Kilgore lost the 2005 election, but McDonnell narrowly won his bid for attorney general that year.
Star, meanwhile, had other challenges. Its main business, selling discounted cigarettes, was sliding. Sales fell from $46.4 million in 2005 to $37.7 million in 2006.
It kept bleeding money, with expenses exceeding revenue by more than $12 million in 2006, including Williams’ $1 million salary. It was unable to meet performance terms for a state economic development grant of $300,000, it disclosed in financial filings.
Star pulled out of the discount cigarette business in 2007. Sales plunged to $482,000 — less than half the amount it owed the state. Its losses jumped to $41.5 million.
In 2008, it had no sales at all and reported a loss of $18.3 million. That year, Star had to repay Mecklenburg County a $300,000 economic development grant because it failed to meet performance targets, after it was unable to get state officials to give it more time.
In 2009, Star again had no sales at all, and lost $22.8 million as it continued to incur major expenses and tried to find new markets.
Those expenses included $28,582 of donations to McDonnell’s campaign, as well as Williams’ $1 million salary and $1.6 million for the use of Williams’ plane.
Williams, meanwhile, gave his first gift to Cuccinelli that year — a $600 flight to New York. Cuccinelli said that was the year he met Williams, substituting for McDonnell at a dinner.
In 2010, the year the tax department issued its second confirmation of the assessment, the company and Williams stepped up their giving.
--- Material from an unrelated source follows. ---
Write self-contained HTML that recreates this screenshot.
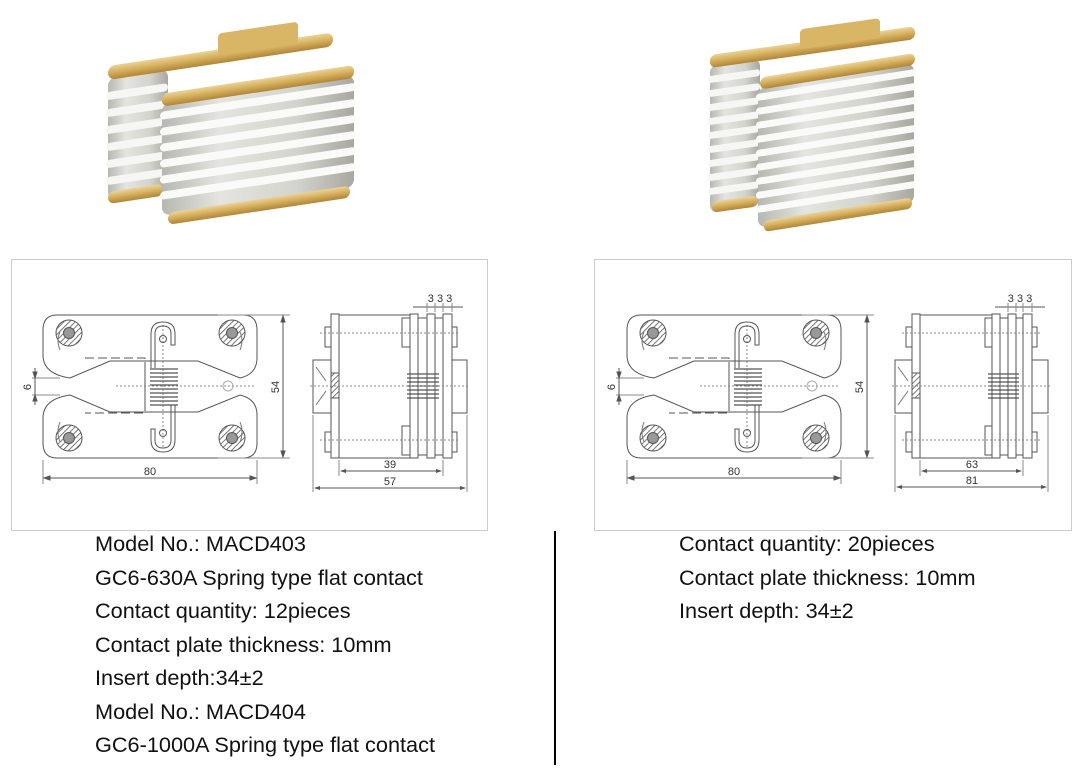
<!DOCTYPE html>
<html><head><meta charset="utf-8"><style>
body{margin:0;background:#fff;width:1084px;height:775px;overflow:hidden;position:relative;font-family:"Liberation Sans",Arial,sans-serif}
.t{position:absolute;font-size:21.7px;color:#111;white-space:nowrap;line-height:22px}
</style></head><body>
<svg width="1084" height="775" style="position:absolute;left:0;top:0" font-family="Liberation Sans, Arial, sans-serif">
<defs>
<linearGradient id="gold" x1="0" y1="0" x2="0" y2="1"><stop offset="0" stop-color="#ecd394"/><stop offset="0.5" stop-color="#d4ae5c"/><stop offset="1" stop-color="#b08538"/></linearGradient>
<linearGradient id="sil" x1="0" y1="0" x2="1" y2="0"><stop offset="0" stop-color="#b8b8b2"/><stop offset="0.3" stop-color="#e4e4e0"/><stop offset="0.7" stop-color="#d4d4ce"/><stop offset="1" stop-color="#a8a8a0"/></linearGradient>
<pattern id="hatch" width="4" height="4" patternUnits="userSpaceOnUse" patternTransform="rotate(45)"><rect width="4" height="4" fill="#fff"/><line x1="0" y1="0" x2="0" y2="4" stroke="#555" stroke-width="1.6"/></pattern>
<g id="screw"><circle r="13" fill="url(#hatch)" stroke="#555"/><circle r="5.5" fill="#999" stroke="#555"/></g>
<g id="front" fill="none" stroke="#555" stroke-width="1">
 <path d="M57,315 H243 Q257,315 257,330 V358 Q257,374 240,378 L198,361 H110 L70,378 Q43,374 43,355 V330 Q43,315 57,315Z"/>
 <path d="M57,458 H243 Q257,458 257,443 V415 Q257,399 240,395 L198,412 H110 L70,395 Q43,399 43,418 V443 Q43,458 57,458Z"/>
 <path d="M85,358 H145 V413 H85" stroke-dasharray="9,4"/>
 <line x1="145" y1="362" x2="145" y2="411"/>
 <line x1="116" y1="386" x2="255" y2="386" stroke-dasharray="2,2" stroke="#888"/>
 <line x1="163" y1="325" x2="163" y2="448" stroke-dasharray="2,2" stroke="#888"/>
 <circle cx="228" cy="386" r="5" stroke="#aaa"/>
 <path d="M151,368 V334 Q151,322 163,322 Q175,322 175,334 V345 H171 V334 Q171,326 163,326 Q155,326 155,334 V368"/>
 <path d="M175,405 V440 Q175,452 163,452 Q151,452 151,440 V429 H155 V440 Q155,448 163,448 Q171,448 171,440 V405"/>
 <circle cx="163" cy="339" r="3.5"/><circle cx="163" cy="433" r="3.5"/>
 <g stroke-width="1.3"><path d="M150,369 H178 M150,373 H178 M150,377 H178 M150,381 H178 M150,385 H178 M150,389 H178 M150,393 H178 M150,397 H178 M150,401 H178 M150,405 H178"/></g>
 <use href="#screw" x="69" y="333"/><use href="#screw" x="232" y="333"/><use href="#screw" x="69" y="438"/><use href="#screw" x="232" y="438"/>
 <path d="M60,350 Q56,340 60,332 M240,350 Q244,340 240,332 M60,422 Q56,432 60,442 M240,422 Q244,432 240,442" stroke="#777"/>
 <line x1="218" y1="315" x2="290" y2="315" stroke="#888"/><line x1="218" y1="458" x2="290" y2="458" stroke="#888"/>
 <line x1="283" y1="318" x2="283" y2="455"/><path d="M283,316 l-2,6 h4z M283,457 l-2,-6 h4z" fill="#555"/>
 <line x1="43" y1="460" x2="43" y2="484" stroke="#888"/><line x1="257" y1="460" x2="257" y2="484" stroke="#888"/>
 <line x1="45" y1="478" x2="255" y2="478"/><path d="M44,478 l6,-2 v4z M256,478 l-6,-2 v4z" fill="#555"/>
 <line x1="32" y1="378" x2="60" y2="378" stroke="#888"/><line x1="32" y1="395" x2="60" y2="395" stroke="#888"/>
 <line x1="35" y1="368" x2="35" y2="405"/><path d="M35,378 l-2,-6 h4z M35,395 l-2,6 h4z" fill="#555"/>
</g>
</defs>
<rect x="11.5" y="259.5" width="476" height="271" fill="none" stroke="#ccc"/>
<rect x="594.5" y="259.5" width="477" height="271" fill="none" stroke="#ccc"/>
<use href="#front"/>
<use href="#front" x="584"/>
<g font-size="11" fill="#333" text-anchor="middle">
<text x="150" y="475">80</text><text x="734" y="475">80</text>
<text transform="translate(31,387) rotate(-90)">6</text><text transform="translate(615,387) rotate(-90)">6</text>
<text transform="translate(279,387) rotate(-90)">54</text><text transform="translate(863,387) rotate(-90)">54</text>
</g>
<g fill="#fff" stroke="#555" stroke-width="1">
 <rect x="313" y="360" width="18" height="53"/>
 <rect x="325" y="327" width="6" height="20"/><rect x="325" y="432" width="6" height="20"/>
 <line x1="339" y1="315" x2="410" y2="315"/><line x1="339" y1="458" x2="410" y2="458"/>
 <rect x="331" y="314" width="8" height="144"/>
 <rect x="402" y="318" width="8" height="29"/><rect x="402" y="426" width="8" height="29"/>
 <rect x="410" y="314" width="8" height="144"/><rect x="418" y="318" width="9" height="137"/><rect x="427" y="314" width="8" height="144"/><rect x="435" y="318" width="8" height="137"/><rect x="443" y="314" width="9" height="144"/>
 <rect x="452" y="327" width="5" height="20"/><rect x="452" y="432" width="5" height="20"/>
 <rect x="452" y="360" width="15" height="53"/>
 <g stroke-width="1.3"><path d="M407,374 H439 M407,378 H439 M407,382 H439 M407,386 H439 M407,390 H439 M407,394 H439 M407,398 H439"/></g>
 <rect x="331" y="373" width="8" height="25" fill="url(#hatch)"/>
 <path d="M316,367 l10,14 M316,405 l10,-14" stroke="#777"/>
</g>
<g fill="#fff" stroke="#555" stroke-width="1">
 <rect x="895" y="360" width="17" height="53"/>
 <rect x="906" y="327" width="6" height="20"/><rect x="906" y="432" width="6" height="20"/>
 <line x1="920" y1="315" x2="992" y2="315"/><line x1="920" y1="458" x2="992" y2="458"/>
 <rect x="912" y="314" width="8" height="144"/>
 <rect x="985" y="318" width="7" height="29"/><rect x="985" y="426" width="7" height="29"/>
 <rect x="992" y="314" width="8" height="144"/><rect x="1000" y="318" width="8" height="137"/><rect x="1008" y="314" width="8" height="144"/><rect x="1016" y="318" width="7" height="137"/><rect x="1023" y="314" width="9" height="144"/>
 <rect x="1032" y="327" width="5" height="20"/><rect x="1032" y="432" width="5" height="20"/>
 <rect x="1032" y="360" width="16" height="53"/>
 <g stroke-width="1.3"><path d="M988,374 H1019 M988,378 H1019 M988,382 H1019 M988,386 H1019 M988,390 H1019 M988,394 H1019 M988,398 H1019"/></g>
 <rect x="912" y="373" width="8" height="25" fill="url(#hatch)"/>
 <path d="M898,367 l10,14 M898,405 l10,-14" stroke="#777"/>
</g>
<g stroke="#888" stroke-dasharray="2,2" fill="none">
 <line x1="310" y1="386" x2="470" y2="386"/><line x1="320" y1="333" x2="460" y2="333"/><line x1="320" y1="440" x2="460" y2="440"/>
 <line x1="892" y1="386" x2="1050" y2="386"/><line x1="902" y1="333" x2="1040" y2="333"/><line x1="902" y1="440" x2="1040" y2="440"/>
</g>
<g stroke="#555" fill="none">
 <line x1="413" y1="307" x2="463" y2="307"/><path d="M427,303 V312 M435,303 V312 M443,303 V312 M452,303 V312" stroke="#888"/>
 <line x1="995" y1="307" x2="1045" y2="307"/><path d="M1008,303 V312 M1016,303 V312 M1023,303 V312 M1032,303 V312" stroke="#888"/>
 <line x1="341" y1="471" x2="441" y2="471"/><line x1="315" y1="488" x2="465" y2="488"/>
 <line x1="922" y1="471" x2="1021" y2="471"/><line x1="897" y1="487" x2="1046" y2="487"/>
 <path d="M339,460 V476 M443,460 V476 M313,415 V492 M467,415 V492 M920,460 V476 M1023,460 V476 M895,415 V492 M1048,415 V492" stroke="#888"/>
</g>
<g fill="#555"><path d="M340,471 l6,-2 v4z M442,471 l-6,-2 v4z M314,488 l6,-2 v4z M466,488 l-6,-2 v4z M921,471 l6,-2 v4z M1022,471 l-6,-2 v4z M896,487 l6,-2 v4z M1047,487 l-6,-2 v4z"/></g>
<g font-size="11" fill="#333" text-anchor="middle">
<text x="390" y="468">39</text><text x="390" y="485">57</text><text x="440" y="302">3 3 3</text>
<text x="972" y="468">63</text><text x="972" y="484">81</text><text x="1020" y="302">3 3 3</text>
</g>
<!-- photo left (skewed) -->
<g transform="translate(108,0) skewY(-8.5) translate(-108,0)">
 <rect x="108" y="78" width="60" height="122" rx="8" fill="url(#sil)"/>
 <g fill="#f6f6f4"><rect x="106" y="92" width="62" height="8" rx="4"/><rect x="106" y="109" width="62" height="8" rx="4"/><rect x="106" y="126" width="62" height="8" rx="4"/><rect x="106" y="143" width="62" height="8" rx="4"/><rect x="106" y="160" width="62" height="8" rx="4"/><rect x="106" y="177" width="62" height="8" rx="4"/></g>
 <rect x="108" y="192" width="55" height="12" rx="6" fill="url(#gold)"/>
 <rect x="108" y="66" width="225" height="14" rx="7" fill="url(#gold)"/>
 <rect x="218" y="50" width="80" height="22" rx="4" fill="#d8b666"/>
</g>
<g transform="translate(160,0) skewY(-8.5) translate(-160,0)">
 <rect x="162" y="104" width="192" height="112" rx="8" fill="url(#sil)"/>
 <g fill="#fafaf8"><rect x="160" y="112" width="196" height="8" rx="4"/><rect x="160" y="128" width="196" height="8" rx="4"/><rect x="160" y="144" width="196" height="8" rx="4"/><rect x="160" y="160" width="196" height="8" rx="4"/><rect x="160" y="176" width="196" height="8" rx="4"/><rect x="160" y="192" width="196" height="8" rx="4"/></g>
 <rect x="162" y="94" width="192" height="13" rx="6" fill="url(#gold)"/>
 <rect x="168" y="214" width="182" height="12" rx="6" fill="url(#gold)"/>
</g>
<!-- photo right -->
<g transform="translate(710,0) skewY(-8) translate(-710,0)">
 <rect x="710" y="65" width="50" height="148" rx="8" fill="url(#sil)"/>
 <g fill="#f6f6f4"><rect x="708" y="76" width="52" height="7" rx="3"/><rect x="708" y="90" width="52" height="7" rx="3"/><rect x="708" y="104" width="52" height="7" rx="3"/><rect x="708" y="118" width="52" height="7" rx="3"/><rect x="708" y="132" width="52" height="7" rx="3"/><rect x="708" y="146" width="52" height="7" rx="3"/><rect x="708" y="160" width="52" height="7" rx="3"/><rect x="708" y="174" width="52" height="7" rx="3"/><rect x="708" y="188" width="52" height="7" rx="3"/></g>
 <rect x="712" y="202" width="45" height="11" rx="5" fill="url(#gold)"/>
 <rect x="710" y="55" width="205" height="13" rx="6" fill="url(#gold)"/>
 <rect x="800" y="42" width="80" height="20" rx="4" fill="#d8b666"/>
</g>
<g transform="translate(757,0) skewY(-9) translate(-757,0)">
 <rect x="758" y="88" width="156" height="140" rx="8" fill="url(#sil)"/>
 <g fill="#fafaf8"><rect x="756" y="94" width="160" height="7" rx="3"/><rect x="756" y="108" width="160" height="7" rx="3"/><rect x="756" y="122" width="160" height="7" rx="3"/><rect x="756" y="136" width="160" height="7" rx="3"/><rect x="756" y="150" width="160" height="7" rx="3"/><rect x="756" y="164" width="160" height="7" rx="3"/><rect x="756" y="178" width="160" height="7" rx="3"/><rect x="756" y="192" width="160" height="7" rx="3"/><rect x="756" y="206" width="160" height="7" rx="3"/></g>
 <rect x="760" y="78" width="155" height="12" rx="6" fill="url(#gold)"/>
 <rect x="764" y="222" width="148" height="11" rx="5" fill="url(#gold)"/>
</g>
<line x1="555" y1="531" x2="555" y2="765" stroke="#000" stroke-width="2"/>
</svg>
<div class="t" style="left:95px;top:533px">Model No.: MACD403</div>
<div class="t" style="left:95px;top:567px">GC6-630A Spring type flat contact</div>
<div class="t" style="left:95px;top:600px">Contact quantity: 12pieces</div>
<div class="t" style="left:95px;top:634px">Contact plate thickness: 10mm</div>
<div class="t" style="left:95px;top:667px">Insert depth:34±2</div>
<div class="t" style="left:95px;top:701px">Model No.: MACD404</div>
<div class="t" style="left:95px;top:734px">GC6-1000A Spring type flat contact</div>
<div class="t" style="left:679px;top:533px">Contact quantity: 20pieces</div>
<div class="t" style="left:679px;top:567px">Contact plate thickness: 10mm</div>
<div class="t" style="left:679px;top:600px">Insert depth: 34±2</div>
</body></html>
McDonnell’s PAC received nearly $58,000 in donations. Cuccinelli got a free stay at Williams’ Goochland County mansion and a Thanksgiving break at Williams’ Smith Mountain Lake vacation home, for a total of $2,300.
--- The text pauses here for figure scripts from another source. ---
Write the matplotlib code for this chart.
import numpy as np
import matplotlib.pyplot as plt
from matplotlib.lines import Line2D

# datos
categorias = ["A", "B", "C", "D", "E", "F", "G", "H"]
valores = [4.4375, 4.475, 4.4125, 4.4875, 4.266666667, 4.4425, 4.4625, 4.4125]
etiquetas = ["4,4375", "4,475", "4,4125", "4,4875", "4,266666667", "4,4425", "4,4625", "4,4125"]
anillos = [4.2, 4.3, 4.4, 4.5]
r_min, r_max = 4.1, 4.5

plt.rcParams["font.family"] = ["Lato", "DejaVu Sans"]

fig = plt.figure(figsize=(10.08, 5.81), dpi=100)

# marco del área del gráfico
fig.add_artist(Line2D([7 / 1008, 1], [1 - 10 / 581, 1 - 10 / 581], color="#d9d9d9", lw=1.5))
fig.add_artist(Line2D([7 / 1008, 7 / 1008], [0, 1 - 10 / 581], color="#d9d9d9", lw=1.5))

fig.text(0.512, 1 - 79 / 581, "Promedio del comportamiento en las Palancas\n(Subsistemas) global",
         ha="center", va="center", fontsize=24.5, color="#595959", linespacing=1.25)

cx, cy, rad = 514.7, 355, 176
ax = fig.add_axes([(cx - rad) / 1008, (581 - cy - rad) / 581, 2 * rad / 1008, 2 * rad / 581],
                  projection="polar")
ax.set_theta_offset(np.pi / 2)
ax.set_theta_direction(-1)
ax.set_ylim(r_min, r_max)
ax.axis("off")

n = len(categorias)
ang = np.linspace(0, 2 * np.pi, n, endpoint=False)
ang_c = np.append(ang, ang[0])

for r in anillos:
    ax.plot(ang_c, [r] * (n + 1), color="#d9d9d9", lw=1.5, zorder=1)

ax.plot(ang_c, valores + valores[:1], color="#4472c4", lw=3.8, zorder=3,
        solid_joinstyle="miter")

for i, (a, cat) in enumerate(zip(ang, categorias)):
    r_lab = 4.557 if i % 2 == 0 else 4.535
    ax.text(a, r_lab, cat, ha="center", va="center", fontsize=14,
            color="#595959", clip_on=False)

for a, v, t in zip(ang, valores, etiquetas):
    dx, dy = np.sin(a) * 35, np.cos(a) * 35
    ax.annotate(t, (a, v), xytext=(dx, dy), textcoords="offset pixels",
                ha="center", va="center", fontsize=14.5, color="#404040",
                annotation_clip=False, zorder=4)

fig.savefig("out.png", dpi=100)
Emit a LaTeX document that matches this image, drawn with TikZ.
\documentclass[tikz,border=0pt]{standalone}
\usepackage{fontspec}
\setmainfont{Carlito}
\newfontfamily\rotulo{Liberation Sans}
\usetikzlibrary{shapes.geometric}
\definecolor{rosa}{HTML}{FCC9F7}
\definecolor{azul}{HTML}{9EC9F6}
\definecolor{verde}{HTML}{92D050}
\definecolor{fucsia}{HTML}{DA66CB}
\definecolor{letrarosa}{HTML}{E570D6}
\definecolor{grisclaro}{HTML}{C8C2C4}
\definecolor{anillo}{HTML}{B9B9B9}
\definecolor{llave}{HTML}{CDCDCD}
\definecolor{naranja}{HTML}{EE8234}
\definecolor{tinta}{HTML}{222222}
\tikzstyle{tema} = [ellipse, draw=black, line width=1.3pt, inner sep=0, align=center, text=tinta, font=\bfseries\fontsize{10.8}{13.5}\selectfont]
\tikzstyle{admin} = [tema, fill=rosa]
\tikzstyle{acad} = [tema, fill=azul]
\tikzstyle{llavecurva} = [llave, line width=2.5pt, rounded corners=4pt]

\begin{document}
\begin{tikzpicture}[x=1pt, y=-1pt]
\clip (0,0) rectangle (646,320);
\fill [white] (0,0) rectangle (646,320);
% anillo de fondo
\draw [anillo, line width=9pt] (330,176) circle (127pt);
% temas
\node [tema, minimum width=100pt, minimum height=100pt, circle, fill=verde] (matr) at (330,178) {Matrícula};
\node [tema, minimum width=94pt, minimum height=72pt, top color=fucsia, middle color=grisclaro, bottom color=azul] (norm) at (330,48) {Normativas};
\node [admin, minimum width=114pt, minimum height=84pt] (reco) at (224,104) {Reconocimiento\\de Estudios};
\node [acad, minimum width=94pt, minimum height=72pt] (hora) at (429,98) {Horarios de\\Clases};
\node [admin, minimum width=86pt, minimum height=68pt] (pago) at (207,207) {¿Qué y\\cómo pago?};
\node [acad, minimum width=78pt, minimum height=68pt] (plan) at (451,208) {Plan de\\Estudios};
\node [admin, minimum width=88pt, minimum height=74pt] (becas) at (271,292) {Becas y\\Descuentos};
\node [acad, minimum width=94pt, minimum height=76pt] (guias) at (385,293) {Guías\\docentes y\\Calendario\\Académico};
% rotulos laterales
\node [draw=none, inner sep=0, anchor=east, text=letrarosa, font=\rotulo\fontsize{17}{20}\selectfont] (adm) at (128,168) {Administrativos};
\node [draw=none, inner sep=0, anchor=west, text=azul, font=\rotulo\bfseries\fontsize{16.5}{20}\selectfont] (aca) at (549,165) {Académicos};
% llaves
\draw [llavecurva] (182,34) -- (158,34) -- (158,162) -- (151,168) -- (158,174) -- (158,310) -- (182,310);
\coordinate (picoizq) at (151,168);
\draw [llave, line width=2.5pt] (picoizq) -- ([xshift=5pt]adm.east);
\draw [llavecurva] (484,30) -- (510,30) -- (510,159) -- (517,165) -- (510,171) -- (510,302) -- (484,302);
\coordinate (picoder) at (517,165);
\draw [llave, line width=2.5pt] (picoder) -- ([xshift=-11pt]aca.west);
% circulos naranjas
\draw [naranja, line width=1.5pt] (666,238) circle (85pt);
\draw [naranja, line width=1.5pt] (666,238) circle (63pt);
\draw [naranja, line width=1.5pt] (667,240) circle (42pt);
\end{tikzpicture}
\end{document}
That year, Cuccinelli invested nearly $10,000 in Star stock. Star had been disclosing the tax liability in its Securities and Exchange Commission filings every year since 2005, repeatedly saying it was prepared to sue if it couldn’t get the department to reverse the assessment. Cuccinelli campaign spokeswoman Anna Nix declined to comment when asked whether Cuccinelli was aware of that disclosure.
In 2011, the year Star sued and the state filed its only response, the company gave McDonnell’s PAC another $22,371. Williams gave McDonnell $2,268 for lodging and entertainment and $15,000 for his daughter’s wedding in 2011.
Williams gave Cuccinelli a box of food supplements, a flight to Kentucky and use of his Smith Mountain Lake vacation home and boat, worth $12,965.
“Ken Cuccinelli has consistently demonstrated a commitment to transparency and accountability and that includes being up front and honest with Virginians,” spokeswoman Nix said in response to a series of questions about what the attorney general did or did not do in the Star tax dispute.
“He recently amended his financial disclosure after a voluntary review. He then went a step further and asked Richmond Commonwealth’s Attorney Mike Herring to undertake an independent review of the disclosures. This too was completely voluntary on the attorney general’s part. His actions stand in stark contrast to [Democratic gubernatorial contender] Terry McAuliffe who refuses to release his tax returns and blames others for his companies’ failings,” she said.
Star would not comment about what its intentions were with the donations and gifts. It did not comment when asked why it had not made any additional motions in its lawsuit against the state, or whether the state had taken any action to collect the taxes. No collection effort was disclosed in its lawsuit.